Sometimes the debate around this interpretation is heated, for people put a lot of stake in what the author’s said. Just look at the Bible, Qur’an, US Constitution, Capital, The Wealth of Natures, and Capital in the Twenty-First Century. For many they are the base texts, “the Bibles”, of an entire creed or way of thinking or seeing the world, the authors’ are, in other words, shaping our interpretations and abilities to interpret. For others they are at best incomplete works, at worst fairytales, ripe for interpretation and improvement, for laughter and damnation. And for still others they are recognized as a summation of what has been said before or what must be said. Look at the many versions and translations of the Bible. Look at the controversy about certain aspects of the US Constitution. Look at the conflict between communists and capitalists tracing their origin respectively (and ironically) to Capital and The Wealth of Nations, where all evidence suggests the authors would agreed (and did agree) on many points of interpretation. The same surely holds for all works.
Sometimes the debate around this interpretation is heated, but merely intellectual, academic — and people nonetheless put a lot at stake in it, but also realize the folly of taking things too far. Just look at Paradise Lost, Hamlet, 1984, Harry Potter and the Sorcerer’s Stone, The Lord of the Rings, Ender’s Game and Fantastic Ms. Fox. For many these are the stories we grew grew up with. They also shaped how we look at the world, but we often love to go back and read them again and again, because we have experienced and read other things, and there is always something new to see in old familiar covers. Did you notice that I used “Sorcerer’s Stone” instead of “Philosopher’s Stone”? That’s because the former American version was the one I read, but not the original. Did you notice that I wrote “Fantastic Ms. Fox” instead of “Fantastic Mr. Fox”? That’s because, as much as I loved the book as a child, I would like to see something different, something that goes beyond what has already been written.
Sometimes the debate around this interpretation is heated, but that heatedness is the heatedness of scientists and philosophers reading and interpreting and reforming and bettering what once was. Just look at A Brief History of Time, Elements, Principia Mathematica, The Origin of Species, Chaos, A People’s History of the United States, and Why Don’t Zebra’s Get Ulcers. Books on highly scientific or academic subjects, with explicit or implicit knowledge on the part of the authors that they are built upon the works others. Did you notice that I had previously written “A Short History of Time”? What would the implications be of this title change? We most certainly do put a lot at stake in scientific and academic writing, since our material world is built on the principles laid down in them, but that does not stop scientists and academics from rereading previous works, improving on them, elucidating or discarding what has been written based on what is, or has not yet been, written.
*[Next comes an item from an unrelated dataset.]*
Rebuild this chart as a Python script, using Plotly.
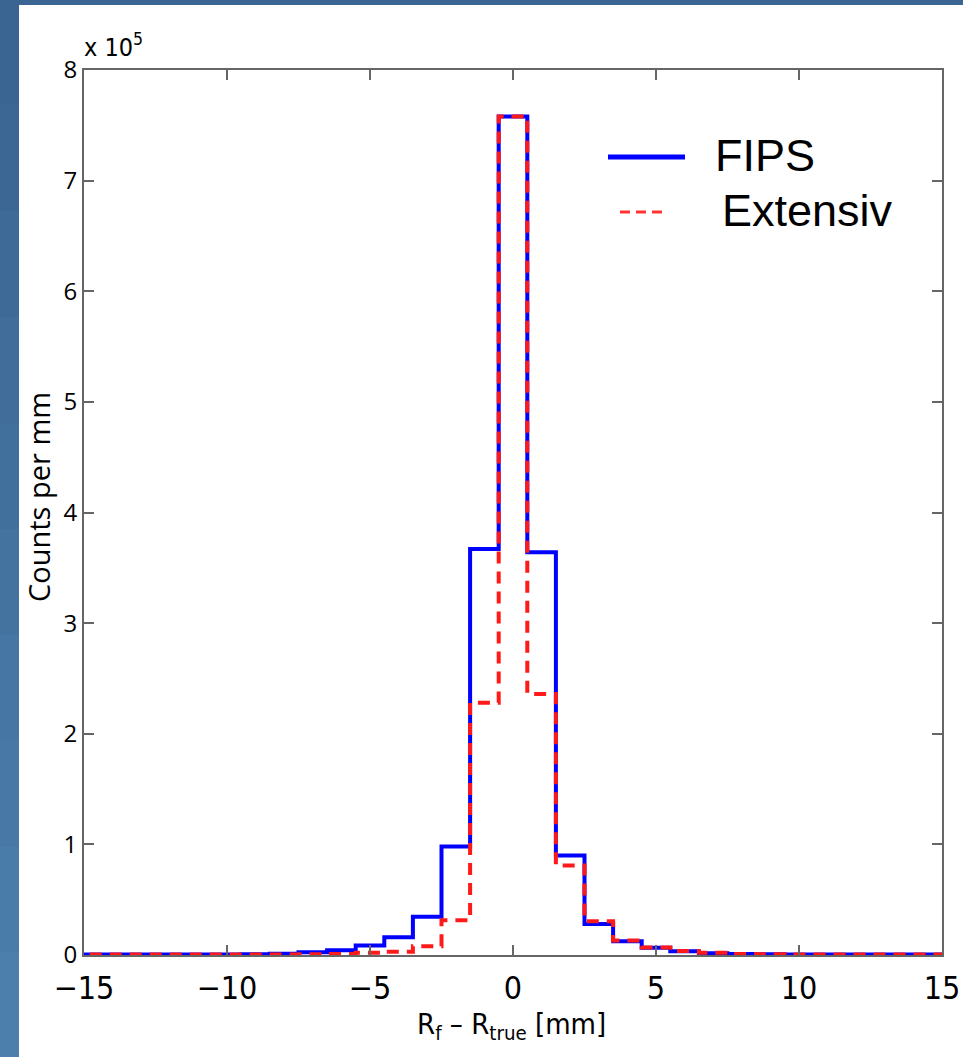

Then we remember that scientists and philosophers read the Bible and Harry Potter, too. And surely there have been priests and politicians who have read Hamlet and The Origin of Species, and surely there have been Trekkies and English Lit. majors who have read Capital and Chaos. All of these people surely interpret everything they have read, and all of these people surely continue to interpret based on what they have read, for everything was an influence. No one disputes this.
Then why do we dispute the other side? That the scientists and philosophers, the priests and politicians, and the Trekkies and English Lits who wrote these works in the first place aren’t already interpreting as they write? Some of them may be unaware of it, others might be very sensitive to the fact, and still others might be highly conscious of it but not necessarily savvy enough to foresee all the possible interpretations (the present author readily admits this latter point, and wishes all other authors would as well, though that is his own pet peeve).
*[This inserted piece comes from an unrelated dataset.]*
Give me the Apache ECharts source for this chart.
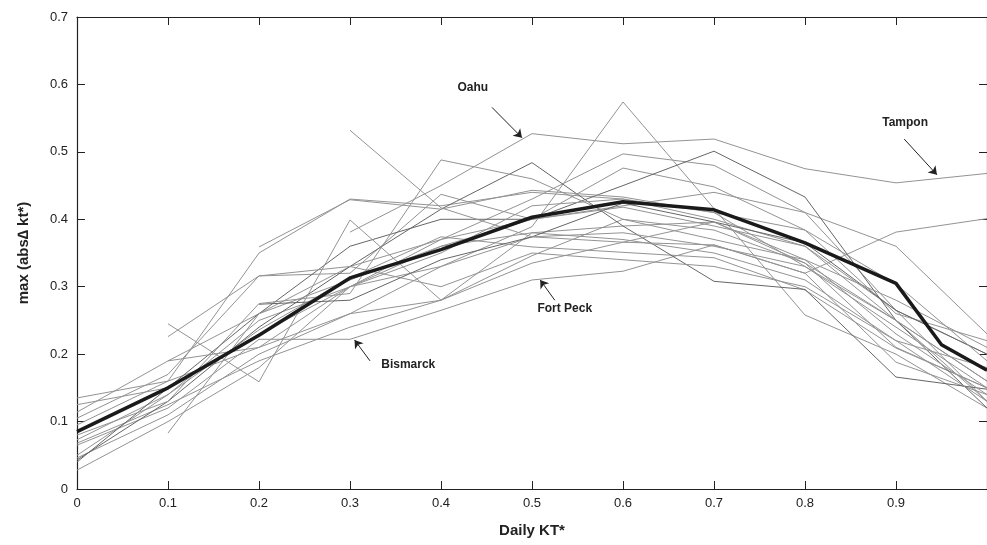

Surely these scientists and philosophers, priests and politicians, Trekkies and English Lits put a lot of stake into what they are writing with full knowledge that they both interpreters and the interpreted. One difference between writing and speech acts is that the former has the possibility to transcend both geographies and generations, where the latter is stuck in the moment and place of its utterance, even if written down, recorded, or burned into memory. One similarity between the two is that, so long as the originator, the author or utterer, is still alive and in good mental standing, that person can be asked for clarification. In the question itself there is therefore already an interpretation of what has been, and there is already the expectation that the answer will be an interpretation as well. What binds the two together is also what sets them apart: They are both media of conversation, the one fluid but fleeting, the other concrete but elastic, and there is no point in saying which is which because both are both.
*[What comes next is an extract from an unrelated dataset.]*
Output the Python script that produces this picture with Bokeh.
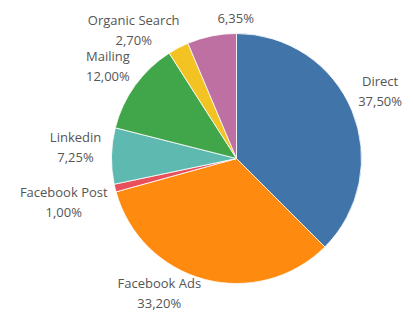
import math
from bokeh.plotting import figure
from bokeh.models import Range1d, ColumnDataSource
from bokeh.core.properties import value
from bokeh.embed import file_html
from bokeh.resources import INLINE

# ---- data ----
categories = ["Direct", "Facebook Ads", "Facebook Post", "Linkedin", "Mailing", "Organic Search", ""]
shares = [37.50, 33.20, 1.00, 7.25, 12.00, 2.70, 6.35]
colors = ["#4174A8", "#FF8A10", "#E8505C", "#5EB9B1", "#41A54A", "#F2C322", "#BE70A2"]

# ---- layout/style (screen pixel units) ----
W, H = 405, 311
CX, CY, R = 236, 158, 125
LABEL_R = 150
# per-label nudges (dx, dy in px) relative to the angle-based anchor
nudges = [(5, -10), (-39, -11), (-27, 8.5), (-11, -8), (-7, -5), (-33, 4), (29, 7)]
LINE = 20

total = sum(shares)
starts, ends, mids = [], [], []
cum = 0.0
for s in shares:
    a0 = math.pi / 2 - 2 * math.pi * cum / total
    cum += s
    a1 = math.pi / 2 - 2 * math.pi * cum / total
    starts.append(a0)
    ends.append(a1)
    mids.append((a0 + a1) / 2)

p = figure(width=W, height=H, output_backend="svg", toolbar_location=None,
           x_range=Range1d(0, W), y_range=Range1d(-H, 0),
           min_border=0)
p.axis.visible = False
p.grid.visible = False
p.outline_line_color = None
p.background_fill_color = "white"
p.border_fill_color = "white"

src = ColumnDataSource(dict(start=starts, end=ends, color=colors))
p.wedge(x=CX, y=-CY, radius=R, start_angle="start", end_angle="end",
        direction="clock", fill_color="color", line_color="white", line_width=0.8,
        source=src)

nx, ny, px_, py_, names, pcts = [], [], [], [], [], []
for cat, s, m, (dx, dy) in zip(categories, shares, mids, nudges):
    bx = CX + LABEL_R * math.cos(m) + dx
    by = CY - LABEL_R * math.sin(m) + dy
    pct = f"{s:.2f}%".replace(".", ",")
    if cat:
        nx.append(bx); ny.append(-(by - LINE / 2)); names.append(cat)
        px_.append(bx); py_.append(-(by + LINE / 2)); pcts.append(pct)
    else:
        px_.append(bx); py_.append(-by); pcts.append(pct)

common = dict(text_font=value("Open Sans"), text_font_size="13px", text_color="#555555",
              text_align="center", text_baseline="middle")
p.text(x=nx, y=ny, text=names, **common)
p.text(x=px_, y=py_, text=pcts, **common)

open("out.html", "w").write(file_html(p, INLINE))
Then we remember that writing, and language itself, is the intermediary, the transcendent factor between thought and action, for language is both thought and action. If a computer can be seen as the concrete, external form of thought, and a tool or machine can be seen as the concrete, external form of action, then it is easier to see how writing is one external, concrete form of language. But it is also easier to see how all of these things, concrete and abstract, external and internal, interact with one another — the computer is a machine and the computer has a written language. Humans, too, have a written language, a programming in a sense, but what separates us from machines is that that programming can to some extent be separated from the actions it is meant to generate, and part of that separation involves communicating with other people, both interpreting our actions and theirs as well as explaining our thoughts and hearing theirs. The separation between thought and action therefore exists only with language as its bridge, its transcendent medium, because language is both thought and action, both the programming and the mechanical workings of our minds and bodies.
Just as the good writer goes into a work as a scientist and philosopher, a priest and a politician, and a Trekkie and an English Lit, so should all readers go into reading a work. We should engage each work like a conversation, both allowing the other person to have a say, but also bringing in our own point of view. Where the other conversant [sic – the author meant this] is no longer around to have a say, we do our best both to interpret and to understand what was actually intended. This an obvious but often forgotten law of discourse and common decency — that it has been forgotten is made clear in the comment section of webpages, where very few readers are interested in having a conversation and asking questions, and virtually no authors are interested in responding to criticism or praise for fear of the troll lurking underneath the bridge of transcendent language.